Entretien avec Alexis Troude, l’organisateur.
Pourquoi organiser cette conférence?
L’objectif de cette exposition-conférence est à la fois spirituel et historique. Afin de prévenir toute répétition de l’histoire, il faut avant tout dénoncer la barbarie en particulier quand elle s’exerce sur les enfants. Nous relèverons qu’une idéologie mortifère peut arriver à ses fins, même dans un cadre démocratique : la Yougoslavie d’avant-guerre. Le but est enfin de faire connaître, pour la première fois en France, la barbarie oustachie à travers le camp de Jasenovac. Ce lieu est par ordre d’importance des victimes, le troisième camp d’extermination européen après Auschwitz et Treblinka et le seul camp où a été organisée la mort systématique d’enfants.
En effet, entre août 1941 et avril 1945, plus de 300 000 Serbes, Tziganes et Juifs y trouvèrent la mort ; parmi eux, 52 000 enfants. Cela nous pose, à nous citoyens du XXIe siècle, une série de questions :
- Pourquoi une partie de la population croate, formée de miliciens oustachis, a-t-elle pu en arriver à organiser la conversion forcée ou l’extermination sur des critères religieux des orthodoxes, roms, juifs et protestants ?
- Comment la barbarie a-t-elle pu se mettre en place dans le camp de concentration et d’extermination de Jasenovac ?
- Comment l’Homme a-t-il pu en arriver à réaliser un système concentrationnaire débouchant sur la disparition de femmes et d’enfants ?
Pouvez-vous nous en dire plus sur Jasenovac?
Au moment où l’armée allemande pénètre dans les Balkans en avril 1941, Jasenovac est un village situé dans la banovine (province) de Croatie, faisant partie du royaume de Yougoslavie. Lors de son avancée rapide, la Wermacht est accueillie par une partie de la population croate comme une armée de libération, alors qu’à Belgrade elle devra s’opposer à une population hostile.

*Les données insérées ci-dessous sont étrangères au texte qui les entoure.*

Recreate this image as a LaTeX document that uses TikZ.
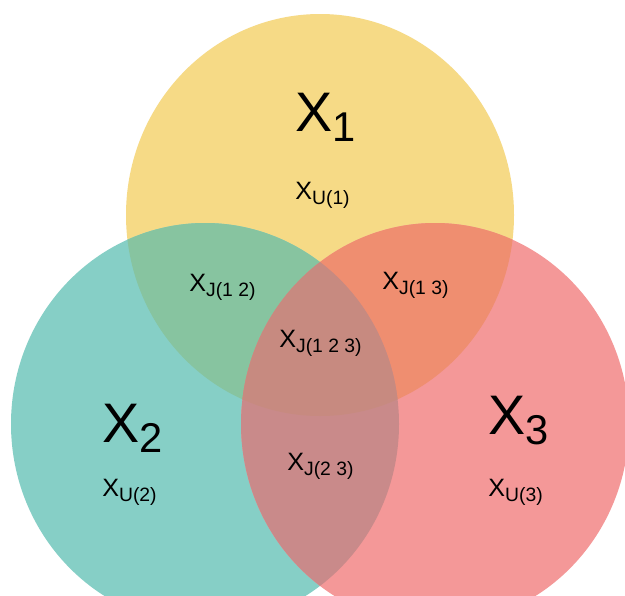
\documentclass[tikz,border=0pt]{standalone}
\usepackage{fontspec}
\setmainfont{Liberation Sans}

\definecolor{setone}{HTML}{F6DA86}
\definecolor{settwo}{HTML}{86CFC6}
\definecolor{setthree}{HTML}{F49898}
\definecolor{onetwo}{HTML}{87C4A0}
\definecolor{onethree}{HTML}{EF8E70}
\definecolor{twothree}{HTML}{C98A8A}
\definecolor{allthree}{HTML}{C78A80}

% big set name and small region label
\newcommand{\bigsetlbl}[2]{\fontsize{31.7}{32}\selectfont #1\raisebox{-5.7pt}{\fontsize{23.7}{24}\selectfont #2}}
\newcommand{\regionlbl}[2]{\fontsize{14.3}{15}\selectfont #1\raisebox{-3.4pt}{\fontsize{11}{12}\selectfont #2}}

\begin{document}
\begin{tikzpicture}[x=0.02cm,y=-0.02cm,
    lbl/.style={inner sep=0pt,anchor=base west}]
        \clip (0,0) rectangle (625,595);
        \fill[white] (0,0) rectangle (625,595);

        \coordinate (c1) at (320,215);
        \coordinate (c2) at (205,424);
        \coordinate (c3) at (435,424);

        \fill[setone] (c1) ellipse [x radius=194,y radius=201];
        \fill[settwo] (c2) ellipse [x radius=194,y radius=201];
        \fill[setthree] (c3) ellipse [x radius=194,y radius=201];

        \begin{scope}
        \clip (c1) ellipse [x radius=194,y radius=201];
        \fill[onetwo] (c2) ellipse [x radius=194,y radius=201];
        \fill[onethree] (c3) ellipse [x radius=194,y radius=201];
        \end{scope}
        \begin{scope}
        \clip (c2) ellipse [x radius=194,y radius=201];
        \fill[twothree] (c3) ellipse [x radius=194,y radius=201];
        \clip (c3) ellipse [x radius=194,y radius=201];
        \fill[allthree] (c1) ellipse [x radius=194,y radius=201];
        \end{scope}

        \node[lbl] (x1) at (295,131) {\bigsetlbl{X}{1}};
        \node[lbl] (x2) at (102,442) {\bigsetlbl{X}{2}};
        \node[lbl] (x3) at (488,434) {\bigsetlbl{X}{3}};

        \node[lbl] (u1) at (295,199) {\regionlbl{X}{U(1)}};
        \node[lbl] (u2) at (102,496) {\regionlbl{X}{U(2)}};
        \node[lbl] (u3) at (488,496) {\regionlbl{X}{U(3)}};

        \node[lbl] (j12) at (189,291) {\regionlbl{X}{J(1 2)}};
        \node[lbl] (j13) at (382,289) {\regionlbl{X}{J(1 3)}};
        \node[lbl] (j23) at (287,470) {\regionlbl{X}{J(2 3)}};
        \node[lbl] (j123) at (279,347) {\regionlbl{X}{J(1 2 3)}};

        \end{tikzpicture}
\end{document}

Dès le mois d’avril 1941, Mile Budak, ministre des Affaires religieuses, de l’Éducation et des Cultes du tout nouvel « État indépendant de Croatie », annonce la couleur : « nous allons convertir un tiers des Serbes, en expulser un tiers et en exterminer un tiers ». Fidèle à ce principe, le poglavnik (le Duce des oustachis) Ante Pavelić fait ouvrir dès le mois d’août 1941, soit un an et demi avant Auschwitz, le camp de concentration de Jasenovac. Au bord de la rivière Sava, des dizaines de milliers de Serbes, Roms, Juifs et résistants antifascistes sont contraints par les gardes oustachis de travailler jusqu’à épuisement dans les mines et à la construction d’un canal. Très vite, la barbarie s’installe et Jasenovac devient également un camp d’extermination. Le Consul de France à Zagreb témoigne, atterré, de l’exécution systématique à coups de pioche des hommes à la sortie de la mine. La barbarie atteint un tel niveau que les officiers nazis, dont Himmler, intiment au printemps 1942 l’ordre d ’arrêter ce processus génocidaire d’une brutalité inouïe. Mais il faudra attendre la révolte du 22 avril 1945 pour qu’il soit stoppé.